Concept songs start and end with a quality idea, and depending on the talent of the creators, that idea can form something akin to an opera or two-minute bubblegum single the same. The former is certainly true of the new single “Armadas of the Milky Way” by Elektragaaz, and although there’s been a lot of interest in progressive music of all sorts as of late, this is a track that stands out more on the strength of its framing than the stylization of its cosmetics. If you’re expecting something short of an indie epic, “Armadas of the Milky Way” is bound to surprise and engage you this September.
Where so much of the progressive aesthetic has been built on camp, Elektragaaz isn’t fostering a narrative with overindulgence of any sort in this performance.
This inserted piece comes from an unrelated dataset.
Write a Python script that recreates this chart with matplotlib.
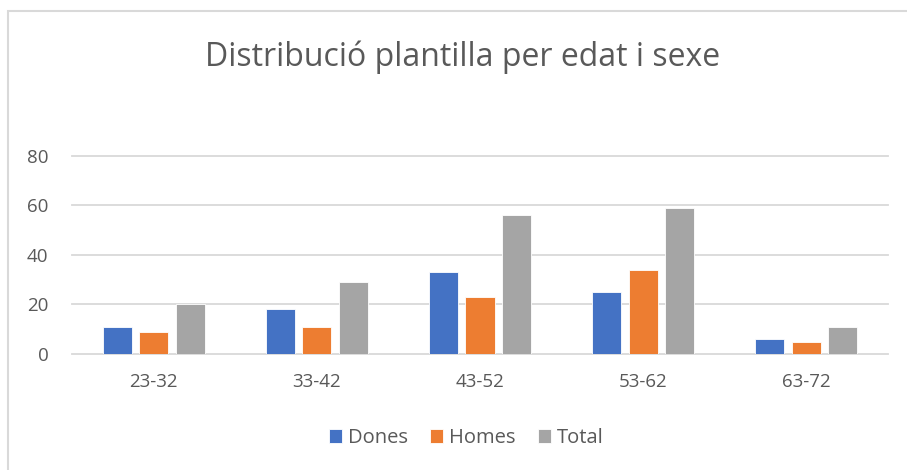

Contrarily, this is a story that’s being told through pulsing emotions that are sourced from melody and rhythm exclusively, which puts this act’s approach a lot closer to the classical genre than it does traditional progressive rock.
The electronics aren’t made to be cold and clinical, but instead radiant and a bit menacing, emulating the role of strings and wind instruments all too brilliantly.
When it comes to production quality, Elektragaaz has been setting the bar pretty high for themselves and the rest of the artists in their scene at the moment, and what they’ve done here is no different. There’s no searching for the starting point of a specific tone or melodic element in the music; it’s openly accessible to us, which is one of the reasons why I feel like “Armadas of the Milky Way” is able to get away with some of its more complicated components as well as it does. Compositionally and as a finished product, this is absolutely a cut above what similar performers are creating.
Although deeply multidimensional, the arrangement here is simplistically applied as to give us every individual thread of music under a clear spotlight, which is asking a lot of a piece as conceptual by design as this one is. At the same time, I think it’s obvious Elektragaaz wasn’t trying to create something overly theatrical with “Armadas of the Milky Way,” as they reject a lot of the predictable pomp that usually accompanies a piece of this magnitude. They could have embellished a lot of elements in this piece more than they did, and their restraint is something worthy of recognition here.
The competition might make this kind of release look and sound like studio rocket science, but Elektragaaz is proving the art of producing smart progressive content to be a lot easier than many would assume it is in “Armadas of the Milky Way.” This is a song that was easy to take in and never feels like a work of ego rather than a display of skill. To me, Elektragaaz doesn’t want to break the mold with their latest offering but instead show off how adept they are at developing something others would spend far too much time trying to assemble – with results not nearly as fetching as these, I might add.